BRICS is widely perceived as being a sort of economic union which it is not, and it’s been especially clear when the BRICS economies are slowing down and in fact it is bringing them together, and the range of problems which BRICS addresses - political security and global governance issues - are high and high on the agenda. For example in St Petersburg they discussed many political issues – Syria and others, and I this is a tendency which will develop in the future. I think the BRICS will widen its scope of activities and address more and more issues. And I don’t even exclude that the number of BRICS countries might be enlarged.

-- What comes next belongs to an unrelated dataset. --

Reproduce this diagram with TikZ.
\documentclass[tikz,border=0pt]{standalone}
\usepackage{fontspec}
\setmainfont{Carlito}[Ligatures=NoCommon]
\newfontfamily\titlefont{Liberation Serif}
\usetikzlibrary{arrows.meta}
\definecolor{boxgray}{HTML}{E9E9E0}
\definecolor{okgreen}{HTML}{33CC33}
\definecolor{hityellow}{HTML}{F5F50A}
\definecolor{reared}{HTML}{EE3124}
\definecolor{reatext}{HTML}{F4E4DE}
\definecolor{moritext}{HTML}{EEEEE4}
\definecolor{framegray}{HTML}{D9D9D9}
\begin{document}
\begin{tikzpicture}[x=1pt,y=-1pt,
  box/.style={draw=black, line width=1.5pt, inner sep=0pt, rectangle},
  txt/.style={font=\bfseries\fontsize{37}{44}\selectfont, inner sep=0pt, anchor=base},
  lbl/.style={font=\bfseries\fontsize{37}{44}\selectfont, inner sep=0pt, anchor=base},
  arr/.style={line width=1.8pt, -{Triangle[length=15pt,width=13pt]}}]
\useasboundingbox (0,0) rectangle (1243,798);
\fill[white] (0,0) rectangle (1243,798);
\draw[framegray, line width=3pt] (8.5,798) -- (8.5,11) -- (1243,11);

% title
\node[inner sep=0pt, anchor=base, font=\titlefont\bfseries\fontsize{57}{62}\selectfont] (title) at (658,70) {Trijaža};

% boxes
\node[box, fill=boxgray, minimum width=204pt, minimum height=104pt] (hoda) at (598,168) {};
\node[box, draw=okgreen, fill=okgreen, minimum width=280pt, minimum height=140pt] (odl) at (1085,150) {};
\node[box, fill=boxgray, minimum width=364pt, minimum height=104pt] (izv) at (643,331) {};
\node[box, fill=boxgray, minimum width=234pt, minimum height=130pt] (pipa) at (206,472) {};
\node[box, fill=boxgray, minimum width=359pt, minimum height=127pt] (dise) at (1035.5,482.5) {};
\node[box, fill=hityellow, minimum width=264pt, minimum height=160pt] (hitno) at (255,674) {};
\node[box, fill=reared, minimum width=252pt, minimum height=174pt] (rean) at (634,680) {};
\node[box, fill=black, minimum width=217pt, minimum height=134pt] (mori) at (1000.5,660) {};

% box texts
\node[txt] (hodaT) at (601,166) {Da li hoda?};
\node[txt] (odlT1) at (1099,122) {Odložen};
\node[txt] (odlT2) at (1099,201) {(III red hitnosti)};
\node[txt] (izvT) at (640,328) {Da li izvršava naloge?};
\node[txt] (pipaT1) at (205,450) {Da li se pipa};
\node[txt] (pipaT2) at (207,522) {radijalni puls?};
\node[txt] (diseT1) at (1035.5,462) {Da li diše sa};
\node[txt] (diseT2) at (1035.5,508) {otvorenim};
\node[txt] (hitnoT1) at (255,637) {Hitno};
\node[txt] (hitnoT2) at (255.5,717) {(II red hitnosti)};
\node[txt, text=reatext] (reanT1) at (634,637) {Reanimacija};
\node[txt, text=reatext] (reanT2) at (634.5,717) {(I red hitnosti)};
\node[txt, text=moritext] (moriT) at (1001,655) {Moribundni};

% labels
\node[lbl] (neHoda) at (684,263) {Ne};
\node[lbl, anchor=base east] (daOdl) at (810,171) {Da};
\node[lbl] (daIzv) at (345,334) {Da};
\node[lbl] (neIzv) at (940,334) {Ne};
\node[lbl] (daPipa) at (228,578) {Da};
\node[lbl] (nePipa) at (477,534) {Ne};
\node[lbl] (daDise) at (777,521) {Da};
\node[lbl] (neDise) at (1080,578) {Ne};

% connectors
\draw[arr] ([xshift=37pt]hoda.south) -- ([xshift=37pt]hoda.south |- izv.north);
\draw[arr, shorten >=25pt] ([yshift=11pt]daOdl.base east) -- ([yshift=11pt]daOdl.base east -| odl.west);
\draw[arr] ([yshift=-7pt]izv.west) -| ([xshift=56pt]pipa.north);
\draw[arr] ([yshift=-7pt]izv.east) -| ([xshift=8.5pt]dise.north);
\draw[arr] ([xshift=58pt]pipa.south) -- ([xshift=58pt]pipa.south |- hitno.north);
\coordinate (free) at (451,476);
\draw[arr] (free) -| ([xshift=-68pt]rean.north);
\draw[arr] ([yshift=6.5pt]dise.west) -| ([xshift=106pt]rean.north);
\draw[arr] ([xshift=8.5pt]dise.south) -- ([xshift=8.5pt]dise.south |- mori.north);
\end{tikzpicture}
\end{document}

The most likely candidate is Indonesia, which, as many experts say, will be a Muslim addition to the BRICS. At the same time Egypt last year expressed its desire to join the block transforming it into E-BRICS. In 2013 the BRICS states also demonstrated firm determination to establish their own Development Bank. And some details have already been inked. So the 6th BRICS summit in Brazil might make more progress on the issue. Charles Robertson said:

The BRICS Development Bank is going to be a slow moving beast I expect. I think the most interesting thing continues to be the idea of a currency intervention fund. The possibility of an intervention fund which could help reduce the volatility of currencies – that is a potentially market moving, and could be a big deal, if the BRICS summit actually makes progress on it.

But the BRICS countries already have a number of institutions and initiatives that strengthen their ties - the BRICS Business Council and the $100 billion Contingency Reserve Arrangement. They have simplified visa regimes and work on several joint projects such as the BRICS cable which is in its final phase of implementation.